With all the stories regarding Justify's latest status and the pessimism that is building regarding his future, people ask me what I think. Will he ever race again? So to answer everyone at once, I don't give it any thought. I am immune to this repeated scenario that we have gone through so many times with so many shooting stars. If he never races again, so be it. You can't fret about things you have no control over. As disappointing and frustrating as it is, you just accept it, cherish the few great moments he provided, and move on. It is the new nature of the game.
Anytime a 3-year-old star's career is ended by an injury, it is crushing news, especially if he was the dominant horse throughout the Triple Crown and became known nationally. But when that 3-year-old was going to retire at the end of the year anyway, it does soften the blow a bit. American Pharoah's victory in the Breeders' Cup Classic enhanced his reputation, but it also made his impending retirement tougher to accept, as one could only speculate what feats he would have accomplished as a 4-year-old. How many wanted to see Bernardini, on the verge of superstardom, get a chance at 4 to avenge his defeat to Invasor in the Breeders' Cup Classic? He looked like a super 4-year-old in the making.
People wonder why I often hark back to the horses of the ‘60s and ‘70s, and don't reminisce as much about incredibly gifted horses such as American Pharoah, Bernardini, Barbaro, Point Given, I'll Have Another, Big Brown, Uncle Mo and other brilliant horses who were retired at 3, whether healthy or due to injury. Justify will soon be added to that list. The eight horses mentioned averaged 8.4 lifetime starts.
Yes, in regard to writing retrospectives, there have been exceptions, such as Smarty Jones, because of the amazing impact he had on an entire city, the soap opera-like drama that encompassed his life, the number of special times I spent in his presence, and the relationships I formed with those close to him. So in his case it was strictly personal. And remember, although Secretariat retired at 3, he did race 21 times and ran six times after the Triple Crown, five of them against older horses. And he was Horse of the Year before he even turned 3.
But in the other cases, try to picture two very different types of human relationships -- a glorious brief fling and an equally glorious long term relationship, during which you share many special moments and memories. Both were wonderful experiences, but the brief fling is going to fade from your memory a lot quicker than the long term relationship, which often never fades.
In the realm of Thoroughbred racing, the horses mentioned above were basically brief flings compared to the long term relationships with horses like Damascus, Dr. Fager, Buckpasser, Arts and Letters, Seattle Slew, Affirmed, Spectacular Bid and so many other dominant 3-year-olds whose career spanned three years or more.
It has nothing to do with talent. It is the familiarity and the number of wonderful times that keep the memory alive and remain with us always. American Pharoah has his passionate fans who still worship him, but California Chrome has his “Chromies,” a large group of zealous followers who will hold him close to their heart forever. Just check out his souvenir shop located up the road from Taylor Made Farm, where he resides. It was his 5-year-old campaign that helped build such a following, just as it was the 4-year-old campaigns of Dr. Fager, Seattle Slew, Affirmed, Tom Fool, and Spectacular Bid that stamped their (all-time) greatness. There is a difference between a great horse and an all-time great, and none of those would be ranked among the all-time greats had they not raced at 4.

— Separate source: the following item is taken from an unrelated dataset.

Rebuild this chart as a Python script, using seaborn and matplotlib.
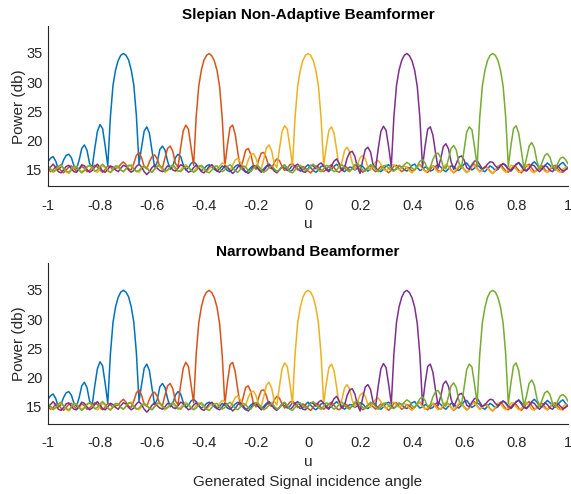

It was the number of campaigns and the accumulation of memorable victories that made geldings such as Kelso, Forego, and John Henry, as well as a horse like Seabiscuit, so beloved. They became familiar names over a period of time and their victories greatly overshadowed their defeats. Those who did etch their place in history as 3-year-olds, regardless of what they did as older horses, or whether they even ran past 3, such as Secretariat, Man o' War, Citation, Damascus, and Count Fleet, all had extensive careers of over 20 starts before reaching the age of 4.
I realize how much times have changed and how seductive the siren’s song is that calls out from the breeding farms. I will always be excited by horses like Justify and Arrogate and American Pharoah and enjoy them for as long, or short, as they last. All three provided some of the most thrilling moments in racing history, but that is what they were -- moments.
I can't help but think of the closing line of each verse and title of the 19th century song that went:
When my heart you so beguiled
Why did ye sci-daddle from me and the child
Oh Johnny, I hardly knew ye
When lightly raced horses are retired at the end of their 3-year-old campaign or before, I come to expect it and simply move on and look for the next one, knowing that in racing we now live in a world of brief flings. So just enjoy them while they last. They will linger for a while, providing joyful thoughts and memories, but it is the long term relationships that withstand the test of time.